What are the symptoms of impetigo?
It first appears as a small scratch or itchy patch of eczema - skin inflammation - on seemingly healthy skin. A small red, itchy spot quickly develops into a blister containing a yellow substance. Later, the top of the blister becomes crusty and weeps while new blisters develop in the same place or on other parts of the body. Impetigo usually begins on the face, especially
around the corners of the mouth, the nose and back of the ears.
Impetigo causes small bumps or blisters that burst. The skin underneath is moist, tender and red, and it oozes a clear liquid. A honey-colored crust, which may itch, then forms over the reddened area. If the disease is more severe cases, you also may have a fever and swelling of the lymph glands (swollen glands) in the face or neck.

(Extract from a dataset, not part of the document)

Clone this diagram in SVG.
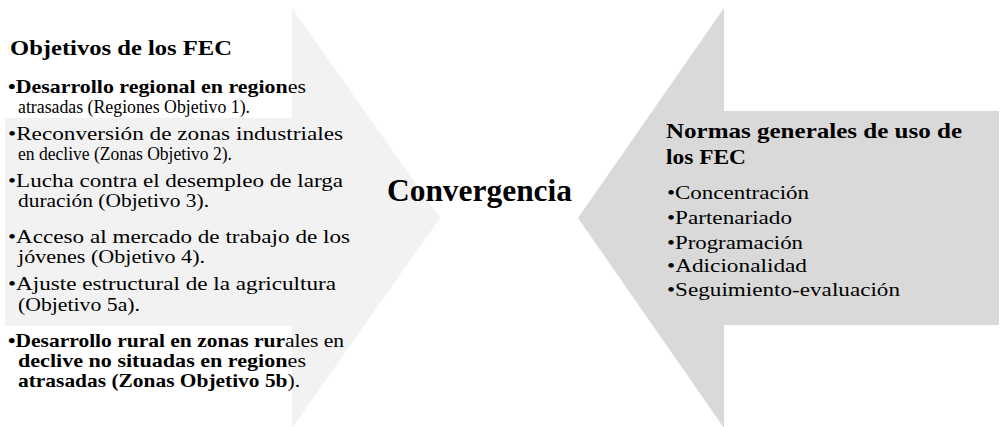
<svg xmlns="http://www.w3.org/2000/svg" width="1002" height="427" viewBox="0 0 1002 427">
<style>
text{font-family:"Liberation Serif","Times New Roman",serif;fill:#000;}
.t{font-size:21px;font-weight:bold;}
.b{font-size:19.5px;}
.c{font-size:31px;font-weight:bold;}
</style>
<rect width="1002" height="427" fill="#ffffff"/>
<g id="left-arrow">
<polygon points="5,118 292,118 292,8 440,218 292,428 292,326 5,326" fill="#f2f2f2"/>
<text class="t" x="10" y="55" textLength="222" lengthAdjust="spacingAndGlyphs">Objetivos de los FEC</text>
<text class="b" x="8" y="93" textLength="298" lengthAdjust="spacingAndGlyphs"><tspan font-weight="bold">•Desarrollo regional en region</tspan>es</text>
<text class="b" x="18" y="113" textLength="232" lengthAdjust="spacingAndGlyphs">atrasadas (Regiones Objetivo 1).</text>
<text class="b" x="8" y="140" textLength="335" lengthAdjust="spacingAndGlyphs">•Reconversión de zonas industriales</text>
<text class="b" x="18" y="160" textLength="214" lengthAdjust="spacingAndGlyphs">en declive (Zonas Objetivo 2).</text>
<text class="b" x="8" y="187" textLength="335" lengthAdjust="spacingAndGlyphs">•Lucha contra el desempleo de larga</text>
<text class="b" x="18" y="207" textLength="191" lengthAdjust="spacingAndGlyphs">duración (Objetivo 3).</text>
<text class="b" x="8" y="243" textLength="342" lengthAdjust="spacingAndGlyphs">•Acceso al mercado de trabajo de los</text>
<text class="b" x="18" y="263" textLength="187" lengthAdjust="spacingAndGlyphs">jóvenes (Objetivo 4).</text>
<text class="b" x="8" y="290" textLength="328" lengthAdjust="spacingAndGlyphs">•Ajuste estructural de la agricultura</text>
<text class="b" x="18" y="311" textLength="122" lengthAdjust="spacingAndGlyphs">(Objetivo 5a).</text>
<text class="b" x="8" y="347" textLength="336" lengthAdjust="spacingAndGlyphs"><tspan font-weight="bold">•Desarrollo rural en zonas rur</tspan>ales en</text>
<text class="b" x="18" y="367" textLength="288" lengthAdjust="spacingAndGlyphs"><tspan font-weight="bold">declive no situadas en region</tspan>es</text>
<text class="b" x="18" y="387" textLength="282" lengthAdjust="spacingAndGlyphs"><tspan font-weight="bold">atrasadas (Zonas Objetivo 5b</tspan>).</text>
</g>
<g id="right-arrow">
<polygon points="724,8 724,111 999,111 999,325 724,325 724,428 578,218" fill="#d9d9d9"/>
<text class="t" x="666" y="138" textLength="296" lengthAdjust="spacingAndGlyphs">Normas generales de uso de</text>
<text class="t" x="666" y="164" textLength="80" lengthAdjust="spacingAndGlyphs">los FEC</text>
<text class="b" x="667" y="199" textLength="142" lengthAdjust="spacingAndGlyphs">•Concentración</text>
<text class="b" x="667" y="224" textLength="125" lengthAdjust="spacingAndGlyphs">•Partenariado</text>
<text class="b" x="667" y="249" textLength="136" lengthAdjust="spacingAndGlyphs">•Programación</text>
<text class="b" x="667" y="272" textLength="140" lengthAdjust="spacingAndGlyphs">•Adicionalidad</text>
<text class="b" x="667" y="296" textLength="233" lengthAdjust="spacingAndGlyphs">•Seguimiento-evaluación</text>
</g>
<g id="center">
<text class="c" x="387" y="201" textLength="185" lengthAdjust="spacingAndGlyphs">Convergencia</text>
</g>
<g id="connectors"></g>
</svg>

Impetigo has two general forms: ordinary impetigo and bullous impetigo. Ordinary impetigo is scabby and pustular (little pimples full of pus) in appearance and is generally caused by strep germs. It starts as a small blister or pustule that ruptures and leaves a reddish base which is then covered by a honey-colored crust. In children, this condition often begins on the skin near the nose, though it may spread. Ordinary impetigo is also known as impetigo vulgaris and streptococcal impetigo. Bullous impetigo produces large, fragile blisters and is caused mostly by staph germs. It also often affects the face, but may appear elsewhere. The blisters it forms have very thin walls that collapse, leaving a bright red, inflamed, moist base. Bullous impetigo is also known as impetigo bullosa and staphylococcal impetigo.